• DIRECTIVE: Return every line below as is, leaving out the pictures.

• AVAILABLE DATA:
= = =
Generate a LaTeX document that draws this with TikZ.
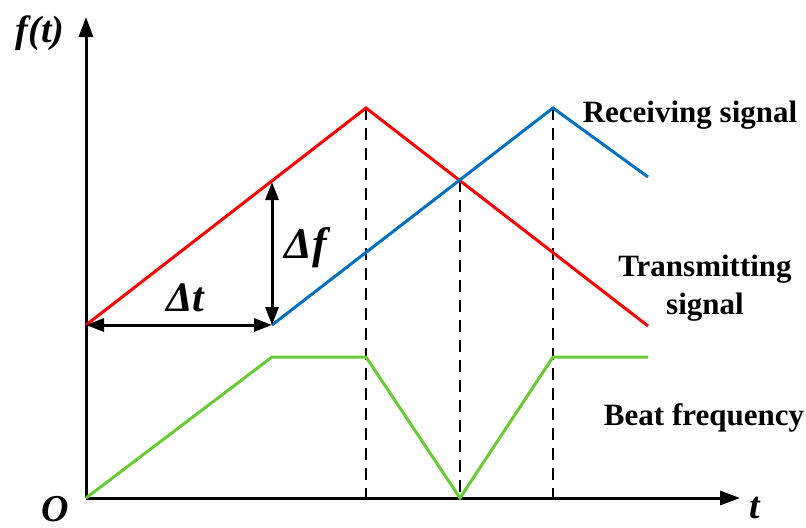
\documentclass[tikz,border=0pt]{standalone}
\usepackage{fontspec}
\setmainfont{Liberation Serif}
\usetikzlibrary{arrows.meta,calc}
\definecolor{txred}{RGB}{255,0,0}
\definecolor{rxblue}{RGB}{0,112,192}
\definecolor{beatgreen}{RGB}{102,204,51}

\begin{document}
\begin{tikzpicture}[x=0.5pt,y=0.5pt,>={Triangle[length=10pt,width=7pt]},
  sig/.style={line width=1.5pt},
  guide/.style={line width=1pt,dash pattern=on 6pt off 4pt},
  lbl/.style={font=\fontsize{15.5}{17}\selectfont\bfseries,align=center},
  sym/.style={font=\fontsize{19}{21}\selectfont\bfseries\itshape,inner sep=0pt}]
  \useasboundingbox (-86,-29) rectangle (720,498);
  % axes
  \coordinate (O) at (0,0);
  \coordinate (ytip) at (0,481);
  \coordinate (xtip) at (654,0);
  \draw[line width=1.5pt,->] (O) -- (ytip);
  \draw[line width=1.5pt,->] (O) -- (xtip);
  \node[sym] (fl) at (-46,465) {f(t)};
  \node[sym] (ol) at (-31,-11) {O};
  \node[sym] (tl) at (669,-10) {t};
  % signal corners
  \coordinate (txs) at (0,173);
  \coordinate (txp) at (280,390);
  \coordinate (txe) at (562,172);
  \coordinate (rxs) at (186,173);
  \coordinate (rxp) at (467,390);
  \coordinate (rxe) at (562,321);
  \coordinate (cross) at (374,318);
  \coordinate (df) at (186,316);
  % dashed guides
  \draw[guide] (txp) -- (txp |- O);
  \draw[guide] (cross) -- (cross |- O);
  \draw[guide] (rxp) -- (rxp |- O);
  % signals
  \draw[sig,txred] (txs) -- (txp) -- (txe);
  \draw[sig,rxblue] (rxs) -- (rxp) -- (rxe);
  \draw[sig,beatgreen] (O) -- (186,141) -- (280,141) -- (cross |- O)
    -- (467,141) -- (562,141);
  % delays
  \draw[line width=1.5pt,<->,>={Triangle[length=9pt,width=6.5pt]}] (txs) -- (rxs);
  \draw[line width=1.5pt,<->,>={Triangle[length=9pt,width=6.5pt]}] (df) -- (rxs);
  \node[sym,font=\fontsize{21}{23}\selectfont\bfseries\itshape] (dtl) at (99,200) {Δt};
  \node[sym,font=\fontsize{22}{24}\selectfont\bfseries\itshape] (dfl) at (220,250) {Δf};
  % legend texts
  \node[lbl] (rxl) at (604,383) {Receiving signal};
  \node[lbl] (txl) at (619,210) {Transmitting\\[2pt]signal};
  \node[lbl] (bfl) at (618,80) {Beat frequency};
\end{tikzpicture}
\end{document}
= = =
• EXERCISE RESULT:
Generate a LaTeX document that draws this with TikZ.
\documentclass[tikz,border=0pt]{standalone}
\usepackage{fontspec}
\setmainfont{Liberation Serif}
\usetikzlibrary{arrows.meta,calc}
\definecolor{txred}{RGB}{255,0,0}
\definecolor{rxblue}{RGB}{0,112,192}
\definecolor{beatgreen}{RGB}{102,204,51}

\begin{document}
\begin{tikzpicture}[x=0.5pt,y=0.5pt,>={Triangle[length=10pt,width=7pt]},
  sig/.style={line width=1.5pt},
  guide/.style={line width=1pt,dash pattern=on 6pt off 4pt},
  lbl/.style={font=\fontsize{15.5}{17}\selectfont\bfseries,align=center},
  sym/.style={font=\fontsize{19}{21}\selectfont\bfseries\itshape,inner sep=0pt}]
  \useasboundingbox (-86,-29) rectangle (720,498);
  % axes
  \coordinate (O) at (0,0);
  \coordinate (ytip) at (0,481);
  \coordinate (xtip) at (654,0);
  \draw[line width=1.5pt,->] (O) -- (ytip);
  \draw[line width=1.5pt,->] (O) -- (xtip);
  \node[sym] (fl) at (-46,465) {f(t)};
  \node[sym] (ol) at (-31,-11) {O};
  \node[sym] (tl) at (669,-10) {t};
  % signal corners
  \coordinate (txs) at (0,173);
  \coordinate (txp) at (280,390);
  \coordinate (txe) at (562,172);
  \coordinate (rxs) at (186,173);
  \coordinate (rxp) at (467,390);
  \coordinate (rxe) at (562,321);
  \coordinate (cross) at (374,318);
  \coordinate (df) at (186,316);
  % dashed guides
  \draw[guide] (txp) -- (txp |- O);
  \draw[guide] (cross) -- (cross |- O);
  \draw[guide] (rxp) -- (rxp |- O);
  % signals
  \draw[sig,txred] (txs) -- (txp) -- (txe);
  \draw[sig,rxblue] (rxs) -- (rxp) -- (rxe);
  \draw[sig,beatgreen] (O) -- (186,141) -- (280,141) -- (cross |- O)
    -- (467,141) -- (562,141);
  % delays
  \draw[line width=1.5pt,<->,>={Triangle[length=9pt,width=6.5pt]}] (txs) -- (rxs);
  \draw[line width=1.5pt,<->,>={Triangle[length=9pt,width=6.5pt]}] (df) -- (rxs);
  \node[sym,font=\fontsize{21}{23}\selectfont\bfseries\itshape] (dtl) at (99,200) {Δt};
  \node[sym,font=\fontsize{22}{24}\selectfont\bfseries\itshape] (dfl) at (220,250) {Δf};
  % legend texts
  \node[lbl] (rxl) at (604,383) {Receiving signal};
  \node[lbl] (txl) at (619,210) {Transmitting\\[2pt]signal};
  \node[lbl] (bfl) at (618,80) {Beat frequency};
\end{tikzpicture}
\end{document}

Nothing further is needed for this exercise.